The Red Cross’s report—aptly named “No place for children”, as many who have visited the Calais jungle would testify—highlighted this weekend the humanitarian and bureaucratic nightmare. The “bureaucratic” aspect is particularly frustrating. No clear process has yet been established by the Home Office or France to identify, assess and relocate UK lone children whose best interests under the Dubs amendment are to be in the UK.
Will the Government use funds, whether they be from the Department for International Development or wherever, to establish an appropriately mandated organisation with the authority from France and the UK to identify all minors eligible for transfer and to assist in the progress of their cases, whether it be through investigating claims through family links under the Dublin arrangements or the Dubs best interests criteria? Finally, does the Home Secretary acknowledge that until we have those answers, that plan for the safety of those vulnerable Calais children will risk the Prime Minister’s words last week on the importance of standing up for the weak being just that—words?
I thank my hon. Friend for his question and for raising this matter, giving me the opportunity to set out what the Government are doing. I particularly appreciate his comments about the urgency of this matter, and I share his view on that, as does everybody in this House. I attended a meeting with my French counterpart for nearly two hours today. He had eight or nine people with him, as did I. It is fair to say that the bureaucratic element will now be dealt with with the sort of urgency that we want to see.

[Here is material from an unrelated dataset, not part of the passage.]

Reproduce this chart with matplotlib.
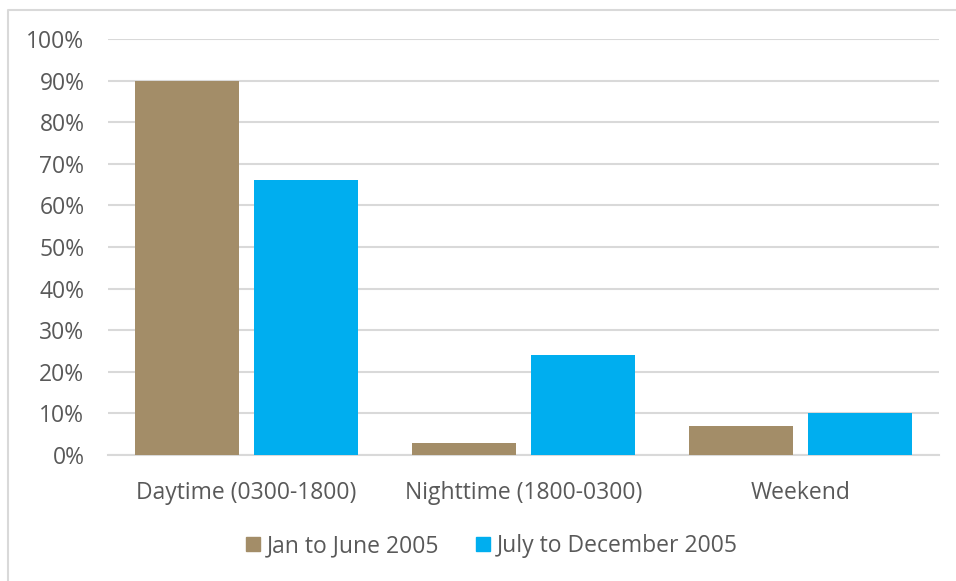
import numpy as np
import matplotlib
matplotlib.use("Agg")
import matplotlib.pyplot as plt
from matplotlib.lines import Line2D
from matplotlib.ticker import PercentFormatter

categories = ["Daytime (0300-1800)", "Nighttime (1800-0300)", "Weekend"]
series_names = ["Jan to June 2005", "July to December 2005"]
jan_june = [90, 3, 7]
july_dec = [66, 24, 10]

colors = ["#A38D68", "#00AEEF"]
text_color = "#595959"
grid_color = "#D9D9D9"

plt.rcParams["font.family"] = ["Open Sans", "DejaVu Sans"]
FS = 16.5

W, H = 956, 581
fig = plt.figure(figsize=(W / 100, H / 100), dpi=100)
ax = fig.add_axes([108 / W, 1 - 455 / H, (939 - 108) / W, (455 - 39) / H])

x = np.arange(len(categories))
width = 0.375
offset = 0.216
ax.bar(x - offset, jan_june, width, color=colors[0], label=series_names[0], zorder=3)
ax.bar(x + offset, july_dec, width, color=colors[1], label=series_names[1], zorder=3)

ax.set_xlim(-0.5, len(categories) - 0.5)
ax.set_ylim(0, 100)
ax.set_yticks(np.arange(0, 101, 10))
ax.yaxis.set_major_formatter(PercentFormatter(decimals=0))
ax.set_xticks(x)
ax.set_xticklabels(categories)

ax.grid(axis="y", color=grid_color, linewidth=1.5, zorder=0)
for side in ["top", "right", "left"]:
    ax.spines[side].set_visible(False)
ax.spines["bottom"].set_color(grid_color)
ax.spines["bottom"].set_linewidth(1.5)
ax.tick_params(axis="both", length=0, labelsize=FS, colors=text_color)
ax.tick_params(axis="y", pad=17)
ax.tick_params(axis="x", pad=19)

handles = [plt.Rectangle((0, 0), 1, 1, color=c) for c in colors]
fig.legend(handles, series_names, loc="center", bbox_to_anchor=(492 / W, 1 - 546 / H),
           ncol=2, frameon=False, fontsize=FS, labelcolor=text_color,
           handlelength=0.6, handleheight=0.6, handletextpad=0.3, columnspacing=1.6)

# chart frame (top and left edges)
fig.add_artist(Line2D([8 / W, 8 / W, 1], [0, 1 - 10 / H, 1 - 10 / H],
                      transform=fig.transFigure, color=grid_color, linewidth=1.5))

fig.savefig("out.png", dpi=100)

On ensuring that there is access to a children’s centre when the clearances take place, I certainly share my hon. Friend’s view that it is essential to ensure that those children are kept safe during any clearances, and I have made that point to the French Minister.
The children who can be dealt with under the Dublin arrangements are not, by any means, all the children we want to take, but it is part 1 of where we want to help. We have been pressing for a list. I appreciate that Citizens UK and other non-governmental organisations have a list, but for the Dublin arrangements to work, the children have to come through the host country. We believe that the French will give that to us this week. My hon. Friend should be in no doubt that we will move with all urgency—a matter of days or a week at the most—in order to deliver on that commitment when we get it.